INSTRUCTIONS TO FOLLOW → Only the lines from the one with "Emit a Python" through the one with "upper_levels = [4.24, 5.24, 6.24, 7.24, 8.24]", inclusive, should be echoed exactly; pictures are left out.

EXTRACTED INFORMATION →

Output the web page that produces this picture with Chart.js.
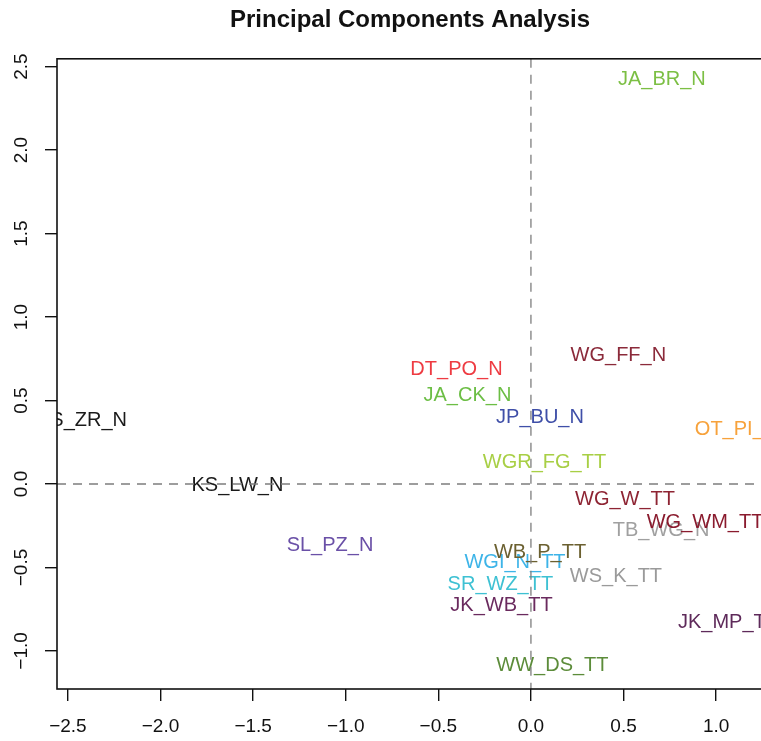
<!DOCTYPE html>
<html>
<head>
<meta charset="utf-8">
<title>Principal Components Analysis</title>
<script src="https://cdn.jsdelivr.net/npm/chart.js@4.4.1/dist/chart.umd.min.js"></script>
<style>
  html, body { margin: 0; padding: 0; background: #fff; overflow: hidden; }
  canvas { display: block; }
</style>
</head>
<body>
<canvas id="pcaChart" width="820" height="741"></canvas>
<script>
// sample labels and their scores on the first two components
const samples = ['JA_BR_N', 'KS_ZR_N', 'KS_LW_N', 'SL_PZ_N', 'DT_PO_N', 'JA_CK_N', 'JP_BU_N',
  'WG_FF_N', 'OT_PI_N', 'WGR_FG_TT', 'WG_W_TT', 'TB_WG_N', 'WG_WM_TT', 'WGI_N_TT',
  'WB_P_TT', 'WS_K_TT', 'SR_WZ_TT', 'JK_WB_TT', 'JK_MP_TT', 'WW_DS_TT'];
const pc1 = [0.707, -2.424, -1.585, -1.085, -0.402, -0.343, 0.049,
  0.472, 1.11, 0.073, 0.508, 0.703, 0.94, -0.086,
  0.049, 0.459, -0.165, -0.159, 1.064, 0.116];
const pc2 = [2.424, 0.383, -0.006, -0.371, 0.686, 0.533, 0.398,
  0.770, 0.327, 0.126, -0.093, -0.276, -0.231, -0.47,
  -0.41, -0.554, -0.602, -0.728, -0.83, -1.087];
const sampleColors = ['#7cbf44', '#1a1a1a', '#1a1a1a', '#6a50a7', '#ee3b42', '#6cbe45', '#3f4fa8',
  '#8b2a3a', '#f7a23b', '#a8cf45', '#8e2433', '#a0a0a0', '#8a1b2e', '#3db4e8',
  '#6b6030', '#9a9a9a', '#3ec1d3', '#6a2a5e', '#5e2a5a', '#5c8c3a'];

const xTicks = [-2.5, -2.0, -1.5, -1.0, -0.5, 0.0, 0.5, 1.0];
const yTicks = [-1.0, -0.5, 0.0, 0.5, 1.0, 1.5, 2.0, 2.5];

const points = pc1.map((x, i) => ({ x: x, y: pc2[i] }));

function fmt(v) {
  return (v < 0 ? '\u2212' : '') + Math.abs(v).toFixed(1);
}

// text labels at the points, then the dashed zero lines on top
const labelPlugin = {
  id: 'pcaLabels',
  afterDatasetsDraw(chart) {
    const ctx = chart.ctx;
    const area = chart.chartArea;
    const meta = chart.getDatasetMeta(0);
    ctx.save();
    ctx.beginPath();
    ctx.rect(area.left, area.top, area.right - area.left, area.bottom - area.top);
    ctx.clip();
    ctx.font = '20px "Liberation Sans", Arial, sans-serif';
    ctx.textAlign = 'center';
    ctx.textBaseline = 'middle';
    meta.data.forEach((pt, i) => {
      ctx.fillStyle = sampleColors[i];
      ctx.fillText(samples[i], pt.x, pt.y);
    });

    const x0 = chart.scales.x.getPixelForValue(0);
    const y0 = chart.scales.y.getPixelForValue(0);
    ctx.strokeStyle = '#7d7d7d';
    ctx.lineWidth = 1.3;
    ctx.setLineDash([9, 7]);
    ctx.beginPath();
    ctx.moveTo(x0, area.top);
    ctx.lineTo(x0, area.bottom);
    ctx.moveTo(area.left, y0);
    ctx.lineTo(area.right, y0);
    ctx.stroke();
    ctx.restore();

    // box around the plot region
    ctx.save();
    ctx.strokeStyle = '#111';
    ctx.lineWidth = 1.6;
    ctx.strokeRect(area.left, area.top, area.right - area.left, area.bottom - area.top);
    ctx.restore();
  }
};

const config = {
  type: 'scatter',
  data: {
    datasets: [{
      data: points,
      pointRadius: 0,
      pointHoverRadius: 0
    }]
  },
  options: {
    responsive: false,
    animation: false,
    layout: { padding: 0 },
    plugins: {
      legend: { display: false },
      tooltip: { enabled: false },
      title: {
        display: true,
        text: 'Principal Components Analysis',
        color: '#111',
        font: { family: '"Liberation Sans", Arial, sans-serif', size: 24, weight: 'bold' },
        padding: { top: 6, bottom: 24 }
      }
    },
    scales: {
      x: {
        type: 'linear',
        min: -2.559,
        max: 1.253,
        afterFit(scale) { scale.height = 52; },
        afterBuildTicks(scale) { scale.ticks = xTicks.map(v => ({ value: v })); },
        border: { display: false },
        grid: { drawOnChartArea: false, drawTicks: true, tickLength: 12, color: '#111', lineWidth: 1.4 },
        ticks: {
          maxRotation: 0,
          padding: 14,
          color: '#111',
          font: { family: '"Liberation Sans", Arial, sans-serif', size: 19 },
          callback: v => fmt(v)
        }
      },
      y: {
        type: 'linear',
        min: -1.228,
        max: 2.547,
        afterFit(scale) { scale.width = 57; },
        afterBuildTicks(scale) { scale.ticks = yTicks.map(v => ({ value: v })); },
        border: { display: false },
        grid: { drawOnChartArea: false, drawTicks: true, tickLength: 12, color: '#111', lineWidth: 1.4 },
        ticks: {
          minRotation: 90,
          maxRotation: 90,
          crossAlign: 'center',
          padding: 4,
          color: '#111',
          font: { family: '"Liberation Sans", Arial, sans-serif', size: 19 },
          callback: v => fmt(v)
        }
      },
      // empty right margin so the title centres over the plot region
      yRight: {
        type: 'linear',
        position: 'right',
        display: true,
        afterFit(scale) { scale.width = 57; },
        border: { display: false },
        grid: { display: false },
        ticks: { display: false }
      }
    }
  },
  plugins: [labelPlugin]
};

document.addEventListener('DOMContentLoaded', function() {
  new Chart(document.getElementById('pcaChart'), config);
});
</script>
</body>
</html>
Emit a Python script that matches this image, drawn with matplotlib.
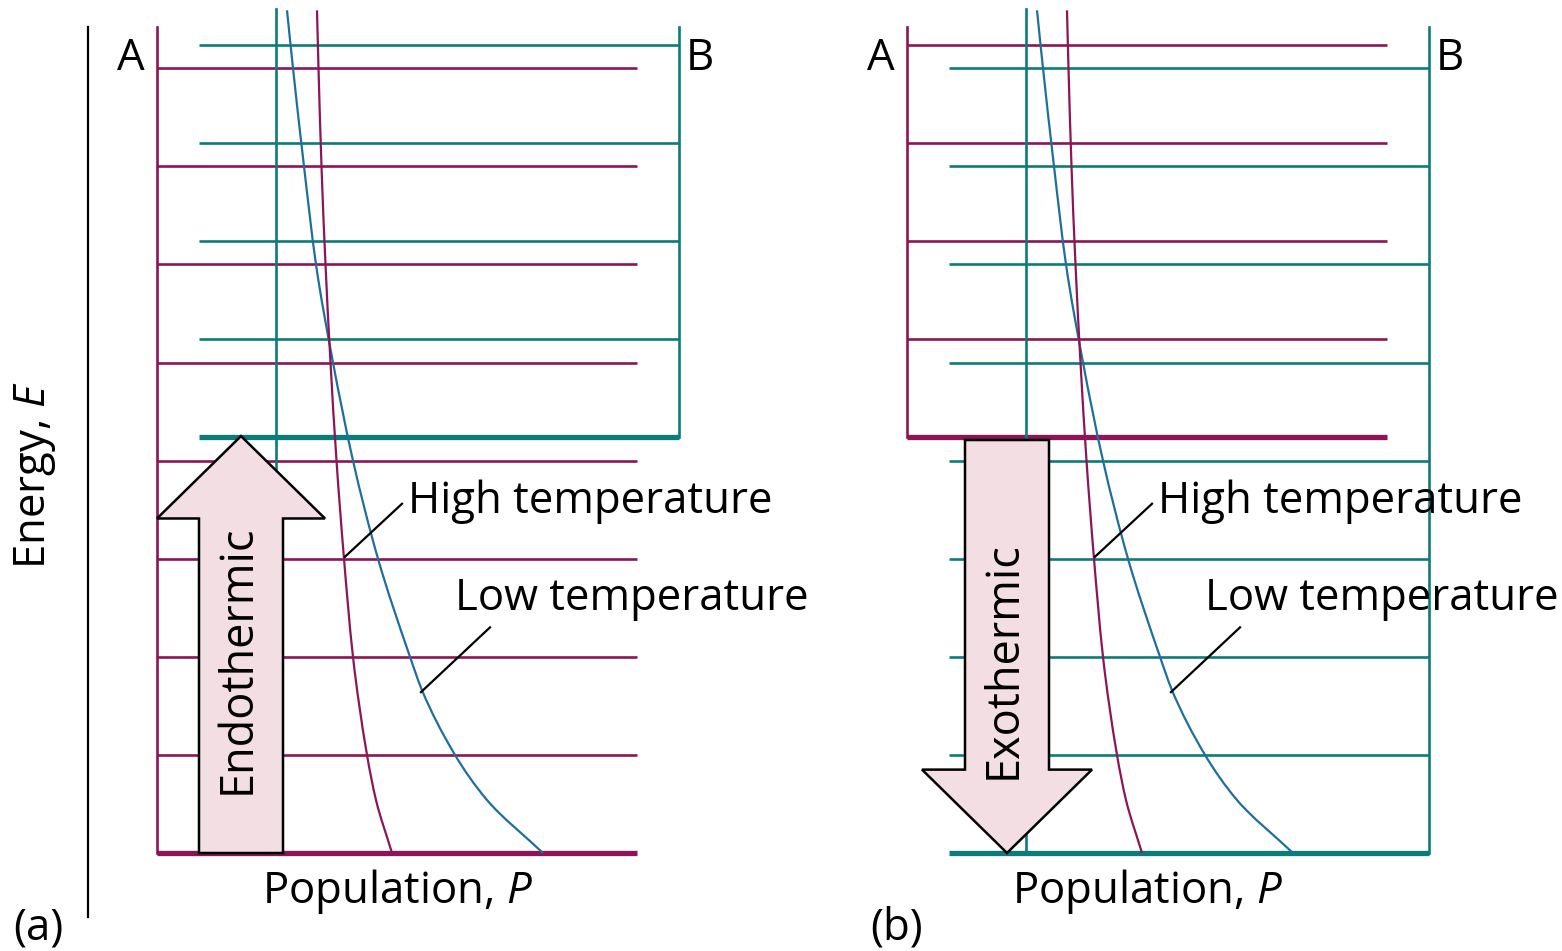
import numpy as np
import matplotlib
matplotlib.use("Agg")
import matplotlib.pyplot as plt
from matplotlib.patches import Polygon, PathPatch
from matplotlib.path import Path

plt.rcParams['font.family'] = ['Open Sans', 'DejaVu Sans']
plt.rcParams['mathtext.fontset'] = 'custom'
plt.rcParams['mathtext.rm'] = 'Open Sans'
plt.rcParams['mathtext.it'] = 'Open Sans:italic'

# ---------------- data (energy in level spacings, population in arbitrary units) -------------
lower_levels = [0, 1, 2, 3, 4, 5, 6, 7, 8]          # 9 levels of the low-lying well
upper_levels = [4.24, 5.24, 6.24, 7.24, 8.24]       # 5 levels of the high-lying well

# Boltzmann population curves (energy, population)
low_T_E = [8.59, 8.00, 7.00, 6.00, 5.00, 4.00, 3.00, 2.00, 1.66, 1.00, 0.54, 0.00]
low_T_P = [1.30, 1.36, 1.47, 1.59, 1.76, 1.96, 2.21, 2.53, 2.65, 2.98, 3.30, 3.86]
high_T_E = [8.59, 8.00, 7.00, 6.00, 5.00, 4.00, 3.00, 2.00, 1.00, 0.54, 0.00]
high_T_P = [1.60, 1.615, 1.645, 1.685, 1.735, 1.795, 1.87, 1.96, 2.10, 2.19, 2.35]

curve_labels = ["High temperature", "Low temperature"]
arrow_labels = ["Endothermic", "Exothermic"]
panel_tags = ["(a)", "(b)"]
state_names = ["A", "B"]
xlabel = "Population, $\\mathit{P}$"
ylabel = "Energy, $\\mathit{E}$"

# ---------------- styles ----------------
MAG = "#8C1556"
TEAL = "#0C7C78"
BLUE = "#1F6E9C"
PINK = "#F2DEE3"
THIN = 1.9
THICK = 3.8
FS = 31.5

W, H = 15.62, 9.51
fig = plt.figure(figsize=(W, H), dpi=100)

# pixel geometry of one panel: P=0 at x0 px, 100 px per population unit; E=0 at 853 px, 98.1 px/level
def make_axes(x0):
    ax = fig.add_axes([0, 0, 1, 1])
    ax.patch.set_alpha(0)
    ax.set_xlim(-x0 / 100.0, (1562 - x0) / 100.0)
    ax.set_ylim((853 - 951) / 98.1, 853 / 98.1)
    ax.axis('off')
    return ax

A_SPAN = (0.0, 4.80)
B_SPAN = (0.42, 5.22)
TOP = 8.42
AXIS_P = 1.19

def smooth_path(P, E):
    """Monotone cubic (Fritsch-Carlson) P(E) through the read points, as Bezier segments."""
    e = np.asarray(E, float)[::-1]
    p = np.asarray(P, float)[::-1]
    h = np.diff(e)
    d = np.diff(p) / h
    m = np.zeros_like(p)
    m[0], m[-1] = d[0], d[-1]
    for i in range(1, len(p) - 1):
        if d[i - 1] * d[i] <= 0:
            m[i] = 0.0
        else:
            w1 = 2 * h[i] + h[i - 1]
            w2 = h[i] + 2 * h[i - 1]
            m[i] = (w1 + w2) / (w1 / d[i - 1] + w2 / d[i])
    verts = [(p[0], e[0])]
    codes = [Path.MOVETO]
    for i in range(len(p) - 1):
        verts += [(p[i] + m[i] * h[i] / 3, e[i] + h[i] / 3),
                  (p[i + 1] - m[i + 1] * h[i] / 3, e[i + 1] - h[i] / 3),
                  (p[i + 1], e[i + 1])]
        codes += [Path.CURVE4] * 3
    return Path(verts, codes)

def draw_levels(ax, levels, span, color, vert_p):
    for i, e in enumerate(levels):
        ax.plot(span, [e, e], color=color, lw=THICK if i == 0 else THIN,
                solid_capstyle='butt', zorder=2)
    ax.plot([vert_p, vert_p], [levels[0], TOP], color=color, lw=THIN, zorder=2)

def draw_panel(ax, A_levels, B_levels, arrow_up, tag, arrow_text):
    draw_levels(ax, A_levels, A_SPAN, MAG, A_SPAN[0])
    draw_levels(ax, B_levels, B_SPAN, TEAL, B_SPAN[1])
    ax.plot([AXIS_P, AXIS_P], [0, 8.6], color=TEAL, lw=THIN, zorder=2)
    ax.add_patch(PathPatch(smooth_path(low_T_P, low_T_E), facecolor='none',
                           edgecolor=BLUE, lw=1.6, zorder=3))
    ax.add_patch(PathPatch(smooth_path(high_T_P, high_T_E), facecolor='none',
                           edgecolor=MAG, lw=1.6, zorder=3))

    # arrow
    if arrow_up:
        sl, sr, wl, wr = 0.42, 1.26, 0.0, 1.68
        e0, e1, hb = 0.0, 4.25, 3.41
    else:
        sl, sr, wl, wr = 0.58, 1.42, 0.15, 1.85
        e0, e1, hb = 4.21, 0.0, 0.85
    tip = (sl + sr) / 2
    verts = [(sl, e0), (sr, e0), (sr, hb), (wr, hb), (tip, e1), (wl, hb), (sl, hb)]
    ax.add_patch(Polygon(verts, closed=True, facecolor=PINK, edgecolor='black',
                         lw=1.8, joinstyle='miter', zorder=5))
    ax.text(tip - 0.03, 1.97, arrow_text, rotation=90, ha='center', va='center',
            fontsize=32.5, zorder=6)

    # leaders and curve labels
    ax.plot([1.88, 2.45], [3.02, 3.56], color='black', lw=1.6, zorder=4)
    ax.text(2.51, 3.58, curve_labels[0], ha='left', va='center', fontsize=FS)
    ax.plot([2.64, 3.33], [1.64, 2.30], color='black', lw=1.6, zorder=4)
    ax.text(2.98, 2.59, curve_labels[1], ha='left', va='center', fontsize=FS)

    ax.text(-0.26, 8.10, state_names[0], ha='center', va='center', fontsize=FS)
    ax.text(5.43, 8.10, state_names[1], ha='center', va='center', fontsize=FS)
    ax.text(2.40, -0.39, xlabel, ha='center', va='center', fontsize=FS)
    ax.text(-1.19 if tag == "(a)" else -0.10, -0.765, tag, ha='center', va='center', fontsize=FS)

ax_a = make_axes(157)
draw_panel(ax_a, lower_levels, upper_levels, True, panel_tags[0], arrow_labels[0])
ax_a.plot([-0.69, -0.69], [-0.65, 8.42], color='black', lw=1.6)
ax_a.text(-1.22, 3.85, ylabel, rotation=90, ha='center', va='center', fontsize=FS)

ax_b = make_axes(907)
draw_panel(ax_b, upper_levels, lower_levels, False, panel_tags[1], arrow_labels[1])

fig.savefig("out.png", dpi=100)
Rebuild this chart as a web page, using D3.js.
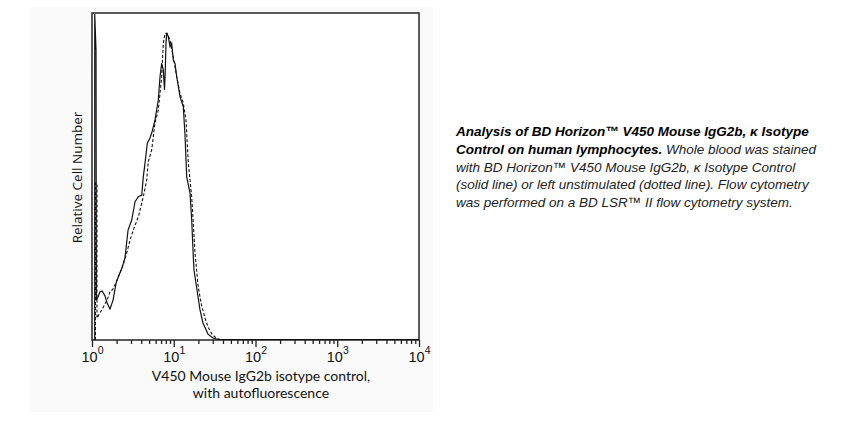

EXERCISE SOLUTION →
Emit a Python script that matches this image, drawn with matplotlib.
import numpy as np
import matplotlib
matplotlib.use("Agg")
import matplotlib.pyplot as plt
from matplotlib.patches import Polygon, PathPatch
from matplotlib.path import Path

plt.rcParams['font.family'] = ['Open Sans', 'DejaVu Sans']
plt.rcParams['mathtext.fontset'] = 'custom'
plt.rcParams['mathtext.rm'] = 'Open Sans'
plt.rcParams['mathtext.it'] = 'Open Sans:italic'

# ---------------- data (energy in level spacings, population in arbitrary units) -------------
lower_levels = [0, 1, 2, 3, 4, 5, 6, 7, 8]          # 9 levels of the low-lying well
upper_levels = [4.24, 5.24, 6.24, 7.24, 8.24]       # 5 levels of the high-lying well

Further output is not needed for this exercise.